Entries supplied:
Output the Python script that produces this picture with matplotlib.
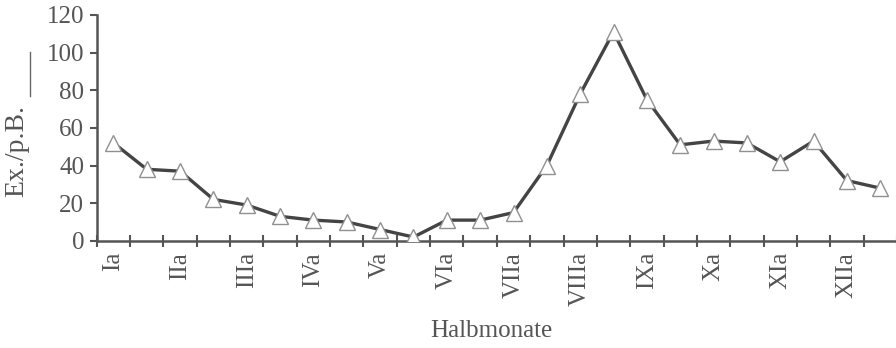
import numpy as np
import matplotlib.pyplot as plt

# half-month values
halbmonate = ["Ia", "Ib", "IIa", "IIb", "IIIa", "IIIb", "IVa", "IVb", "Va", "Vb",
              "VIa", "VIb", "VIIa", "VIIb", "VIIIa", "VIIIb", "IXa", "IXb",
              "Xa", "Xb", "XIa", "XIb", "XIIa", "XIIb"]
ex_pb = [52, 38, 37, 22, 19, 13, 11, 10, 6, 2,
         11, 11, 15, 40, 78, 111, 75, 51,
         53, 52, 42, 53, 32, 28]
y_ticks = [0, 20, 40, 60, 80, 100, 120]

plt.rcParams['font.family'] = ['Liberation Serif', 'DejaVu Serif']
txt = '#555555'

fig = plt.figure(figsize=(8.96, 3.48), dpi=100)
ax = fig.add_axes([0.108, 0.308, 0.893, 0.649])

x = np.arange(len(ex_pb))
ax.plot(x, ex_pb, color='#444444', lw=2.4, zorder=2)
ax.plot(x, ex_pb, ls='none', marker='^', ms=11, mfc='white', mec='#909090',
        mew=1.0, zorder=3)

ax.set_xlim(-0.5, 23.5)
ax.set_ylim(0, 120)
ax.set_yticks(y_ticks)
ax.set_yticklabels([str(v) for v in y_ticks], fontsize=18, color=txt)

# ticks between categories, labels on every other category
ax.set_xticks(np.arange(-0.5, 24, 1.0))
ax.set_xticklabels([])
ax.set_xticks(x[::2], minor=True)
ax.set_xticklabels(halbmonate[::2], minor=True, rotation=90, fontsize=18,
                   color=txt, va='top')
ax.tick_params(axis='x', which='major', direction='inout', length=8,
               width=1.5, color='#555555')
ax.tick_params(axis='x', which='minor', length=0, pad=8)
ax.tick_params(axis='y', direction='out', length=5, width=1.5,
               color='#555555', pad=4)

for s in ['top', 'right']:
    ax.spines[s].set_visible(False)
for s in ['left', 'bottom']:
    ax.spines[s].set_color('#555555')
    ax.spines[s].set_linewidth(1.8)

fig.text(0.019, 0.565, "Ex./p.B.", rotation=90, fontsize=20, color=txt,
         ha='center', va='center')
fig.add_artist(plt.Line2D([0.0335, 0.0335], [0.725, 0.85], color='#666666', lw=1.0))
fig.text(0.548, 0.05, "Halbmonate", fontsize=18, color=txt, ha='center', va='center')

fig.savefig('out.png', dpi=100)
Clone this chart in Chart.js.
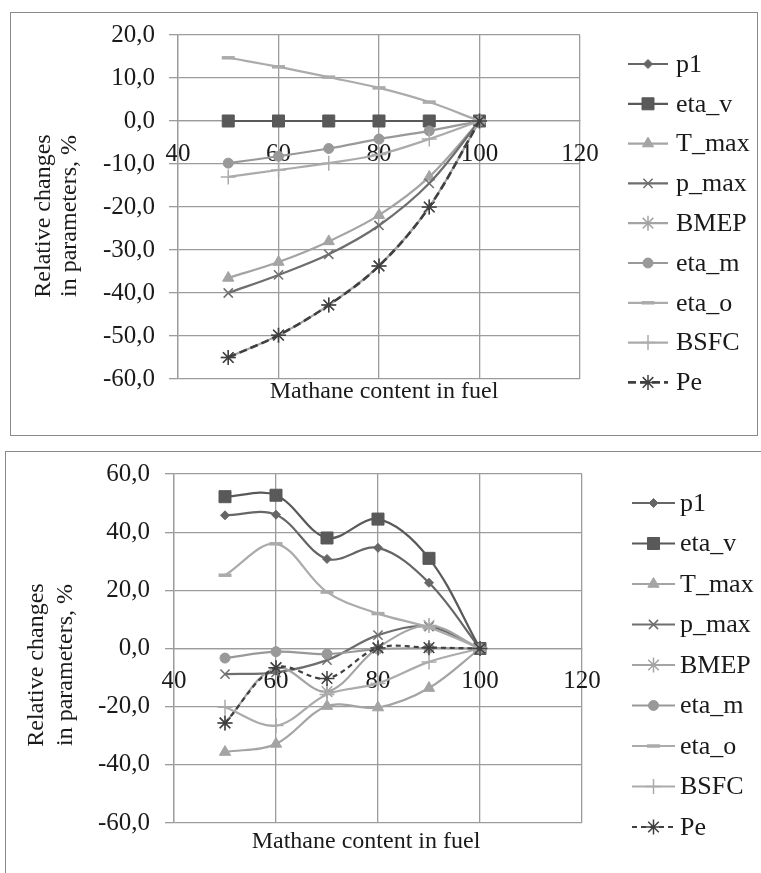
<!DOCTYPE html>
<html>
<head>
<meta charset="utf-8">
<title>Relative changes in parameters</title>
<script src="https://cdn.jsdelivr.net/npm/chart.js@4.4.1/dist/chart.umd.min.js"></script>
<style>
  body { margin: 0; background: #fff; width: 761px; height: 873px; overflow: hidden; position: relative; }
  .frame { position: absolute; border: 1.5px solid #8a8a8a; box-sizing: border-box; }
  canvas { position: absolute; }
</style>
</head>
<body>
<div class="frame" style="left:10px;top:12px;width:748px;height:424px"></div>
<canvas id="topChart" width="747" height="423" style="left:10px;top:12px"></canvas>
<div class="frame" style="left:5px;top:451px;width:800px;height:500px"></div>
<canvas id="bottomChart" width="756" height="422" style="left:5px;top:451px"></canvas>

<script>
// Methane content in fuel, %
const methane = [50, 60, 70, 80, 90, 100];
const xTicks = [40, 60, 80, 100, 120];
const seriesNames = ['p1', 'eta_v', 'T_max', 'p_max', 'BMEP', 'eta_m', 'eta_o', 'BSFC', 'Pe'];

// Upper chart
const topP1   = [0, 0, 0, 0, 0, 0];
const topEtaV = [0, 0, 0, 0, 0, 0];
const topTmax = [-36.5, -32.8, -28.0, -21.9, -13.0, 0];
const topPmax = [-40.0, -35.8, -31.0, -24.3, -14.5, 0];
const topBmep = [-55.0, -49.8, -42.8, -33.7, -20.0, 0];
const topEtaM = [-9.8, -8.2, -6.4, -4.2, -2.3, 0];
const topEtaO = [14.7, 12.6, 10.2, 7.7, 4.4, 0];
const topBsfc = [-13.0, -11.4, -9.8, -7.8, -4.2, 0];
const topPe   = [-55.0, -49.8, -42.8, -33.7, -20.0, 0];
const topYTicks = [-60, -50, -40, -30, -20, -10, 0, 10, 20];

// Lower chart
const botP1   = [45.8, 46.0, 30.8, 34.6, 22.6, 0];
const botEtaV = [52.2, 52.7, 38.0, 44.5, 31.0, 0];
const botTmax = [-35.6, -32.8, -19.8, -20.3, -13.6, 0];
const botPmax = [-8.8, -8.2, -4.0, 4.6, 7.5, 0];
const botBmep = [-25.6, -6.6, -14.8, 0.3, 7.9, 0];
const botEtaM = [-3.3, -1.1, -1.9, -0.2, 0.1, 0];
const botEtaO = [25.2, 36.0, 19.4, 12.0, 7.2, 0];
const botBsfc = [-20.2, -26.5, -15.8, -12.0, -4.6, 0];
const botPe   = [-25.6, -6.6, -10.3, 0.2, 0.3, 0];
const botYTicks = [-60, -40, -20, 0, 20, 40, 60];

const FONT = "'Liberation Serif', 'Times New Roman', serif";
const GRID = '#9c9c9c';

// look of each series (marker + line)
const seriesStyle = {
    p1:    { color: '#666666', point: 'rectRot',  radius: 4.5, fill: true },
    eta_v: { color: '#595959', point: 'rect',     radius: 8.5, fill: true },
    T_max: { color: '#a4a4a4', point: 'triangle', radius: 6.5, fill: true },
    p_max: { color: '#6e6e6e', point: 'crossRot', radius: 6.5 },
    BMEP:  { color: '#a4a4a4', point: 'star',     radius: 7.5 },
    eta_m: { color: '#999999', point: 'circle',   radius: 5,   fill: true },
    eta_o: { color: '#ababab', point: 'line',     radius: 6.5, pw: 3.5 },
    BSFC:  { color: '#ababab', point: 'cross',    radius: 7.5 },
    Pe:    { color: '#404040', point: 'star',     radius: 7.5 }
};

function fmt(v) {
    return v.toFixed(1).replace('.', ',');
}

function makeDatasets(valueLists, peDash, peWidth) {
    return valueLists.map((vals, i) => {
        const name = seriesNames[i];
        const st = seriesStyle[name];
        return {
            label: name,
            data: methane.map((x, k) => ({ x: x, y: vals[k] })),
            borderColor: st.color,
            backgroundColor: st.color,
            borderWidth: name === 'Pe' ? peWidth : 2.2,
            borderDash: name === 'Pe' ? peDash : [],
            pointStyle: st.point,
            pointRadius: st.radius,
            pointHoverRadius: st.radius,
            pointBorderWidth: st.pw || (st.fill ? 1 : 1.5),
            pointBackgroundColor: st.fill ? st.color : 'rgba(0,0,0,0)',
            pointBorderColor: st.color,
            tension: 0.35,
            order: seriesNames.length - i
        };
    });
}

// legend on the right plus the two axis titles
const sideLegend = {
    id: 'sideLegend',
    afterDraw(chart, args, opts) {
        const ctx = chart.ctx;
        ctx.save();
        chart.data.datasets.forEach((ds, i) => {
            const y = opts.top + i * opts.step;
            ctx.strokeStyle = ds.borderColor;
            ctx.lineWidth = ds.borderWidth;
            ctx.setLineDash(ds.borderDash || []);
            ctx.beginPath();
            ctx.moveTo(opts.x1, y);
            ctx.lineTo(opts.x2, y);
            ctx.stroke();
            ctx.setLineDash([]);
            ctx.fillStyle = ds.pointBackgroundColor;
            ctx.strokeStyle = ds.pointBorderColor;
            ctx.lineWidth = ds.pointBorderWidth;
            Chart.helpers.drawPoint(ctx, {
                pointStyle: ds.pointStyle, radius: ds.pointRadius,
                borderWidth: ds.pointBorderWidth, rotation: 0
            }, (opts.x1 + opts.x2) / 2, y);
            ctx.fillStyle = '#1a1a1a';
            ctx.font = '26px ' + FONT;
            ctx.textAlign = 'left';
            ctx.textBaseline = 'middle';
            ctx.fillText(ds.label, opts.textX, y + 1);
        });

        ctx.fillStyle = '#1a1a1a';
        ctx.font = '24px ' + FONT;
        ctx.textAlign = 'center';
        ctx.textBaseline = 'middle';
        ctx.fillText(opts.xTitle.text, opts.xTitle.x, opts.xTitle.y);

        opts.yTitle.lines.forEach((line, k) => {
            ctx.save();
            ctx.translate(opts.yTitle.xs[k], opts.yTitle.y);
            ctx.rotate(-Math.PI / 2);
            ctx.fillText(line, 0, 0);
            ctx.restore();
        });
        ctx.restore();
    }
};

function makeChart(id, datasets, yTicks, area, legend, titles) {
    const canvas = document.getElementById(id);
    return new Chart(canvas, {
        type: 'line',
        data: { datasets: datasets },
        options: {
            responsive: false,
            animation: false,
            devicePixelRatio: 1,
            layout: {
                padding: { left: 0, top: area.top, right: canvas.width - area.right, bottom: canvas.height - area.bottom }
            },
            scales: {
                x: {
                    type: 'linear',
                    position: { y: 0 },
                    min: xTicks[0],
                    max: xTicks[xTicks.length - 1],
                    ticks: {
                        stepSize: xTicks[1] - xTicks[0],
                        color: '#1a1a1a',
                        padding: 18,
                        maxRotation: 0,
                        font: { family: FONT, size: 25 }
                    },
                    grid: { color: GRID, lineWidth: 1.3, drawTicks: false },
                    border: { color: GRID, width: 1.3 },
                    afterFit(s) {
                        s.height = 0;
                        s.paddingLeft = 0;
                        s.paddingRight = 0;
                    }
                },
                y: {
                    min: yTicks[0],
                    max: yTicks[yTicks.length - 1],
                    ticks: {
                        stepSize: yTicks[1] - yTicks[0],
                        color: '#1a1a1a',
                        padding: area.tickPad,
                        callback: v => fmt(v),
                        font: { family: FONT, size: 25 }
                    },
                    grid: { color: GRID, lineWidth: 1.3, tickLength: 9 },
                    border: { color: GRID, width: 1.3 },
                    afterFit(s) {
                        s.width = area.left;
                        s.paddingTop = 0;
                        s.paddingBottom = 0;
                    }
                }
            },
            plugins: {
                legend: { display: false },
                tooltip: { enabled: false },
                sideLegend: Object.assign({}, legend, titles)
            }
        },
        plugins: [sideLegend]
    });
}

makeChart('topChart',
    makeDatasets([topP1, topEtaV, topTmax, topPmax, topBmep, topEtaM, topEtaO, topBsfc, topPe], [8, 4], 2.6),
    topYTicks,
    { left: 168, top: 23, right: 570, bottom: 367, tickPad: 14 },
    { x1: 618, x2: 658, textX: 666, top: 52, step: 39.8 },
    {
        xTitle: { text: 'Mathane content in fuel', x: 374, y: 380 },
        yTitle: { lines: ['Relative changes', 'in parameters, %'], xs: [34, 60], y: 204 }
    });

makeChart('bottomChart',
    makeDatasets([botP1, botEtaV, botTmax, botPmax, botBmep, botEtaM, botEtaO, botBsfc, botPe], [5, 4], 2.2),
    botYTicks,
    { left: 169, top: 23, right: 577, bottom: 372, tickPad: 15 },
    { x1: 627, x2: 670, textX: 675, top: 52, step: 40.5 },
    {
        xTitle: { text: 'Mathane content in fuel', x: 361, y: 391 },
        yTitle: { lines: ['Relative changes', 'in parameters, %'], xs: [32, 61], y: 214 }
    });
</script>
</body>
</html>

Written request:
Restate the lines of the records exactly, starting at the first and stopping after the line with "import matplotlib.pyplot as plt". Leave out any picture.

Response to this exercise:
Output the Python script that produces this picture with matplotlib.
import numpy as np
import matplotlib.pyplot as plt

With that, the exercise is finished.